In England the cult of St Pancras appears to have begun with the Roman mission of 597 - that is just as his Passio was being written and disseminated. St Augustine dedicated in his honour the first church he erected in Canterbury - later incorporated in what became St Augustine's Abbey. Fifty years later Pope St Vitalian (657-672 ) sent to King Oswy of Northumbria (d.670), in addition to filings from St Peter's Chains, a portion of the martyr's relics, the distribution of which seems to have propagated his cult in England.

Relics of St Pancras that ended up at Waltham Cross could well be those in the portable shrine Harold Godwinson is depicted as swearing on in the Bayeux Tapestry. Pancras as one who punished oath-breakers would clearly fit very well into such an account from the Norman standpoint.

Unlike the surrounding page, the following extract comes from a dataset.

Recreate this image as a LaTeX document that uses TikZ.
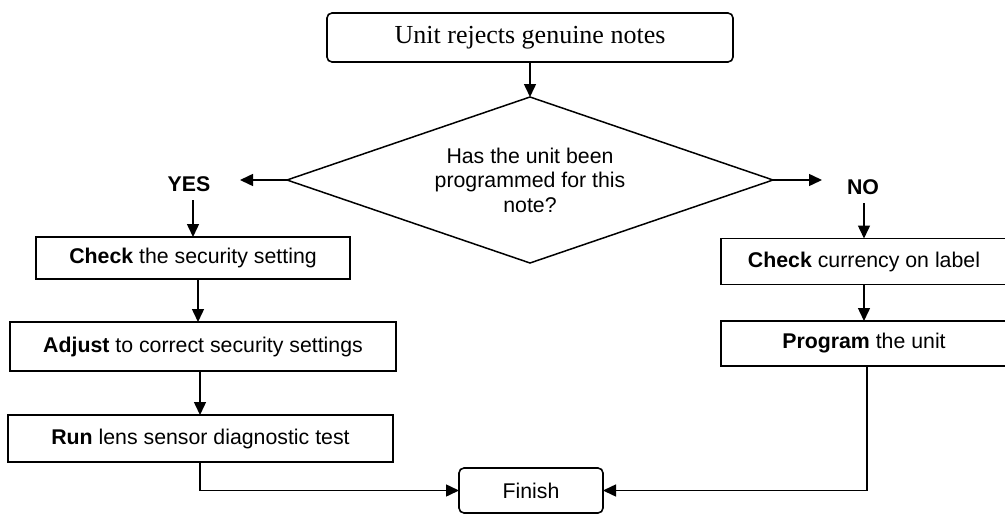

In 1077 William de Warenne established the first Cluniac priory in England at Lewes in Sussex, and dediacted it to St Pancras. Given the relative proximity to Hastings this may reflect an awareness of gratitude to the saint for his intercession in 1066. If that is so, maybe we should take St Pancras more seriously in England than as just the name of a railway terminus.

The priory church, modelled on the great new church of Cluny itself, was larger than Chichester cathedral. The history and remains of the priory can be studied on the excellent and well researched website Lewes Priory.

There was alas no sixteenth century Betjeman to save Lewes Priory from the destructive urges of the sixteenth century, nor to protect its remains from further damage in the nineteenth century when the railway came to the town and cut through the site. Writing this I am beginning to think that in England at least one of the attributes of St Pancras should be a railway engine.

Today, apart from his eponymous parish in London, for which a late Roman origin has been suggested - and if so than the a dedication may point to an early renovation in the years around 604 when the diocese of London was restablished - probably the most famous English church under his patronage is that at Widecome-in-the-Moor in Devon.

2 comments:

Stephanie A. Mann said...

Thank you for such a great post! I did not find St. Pancras listed among the 14 holy helpers on the site I found online--is he referred to by a different name?

Once I Was A Clever Boy said...

Maybe he is - I must admit I took the account of his life from a source without checking.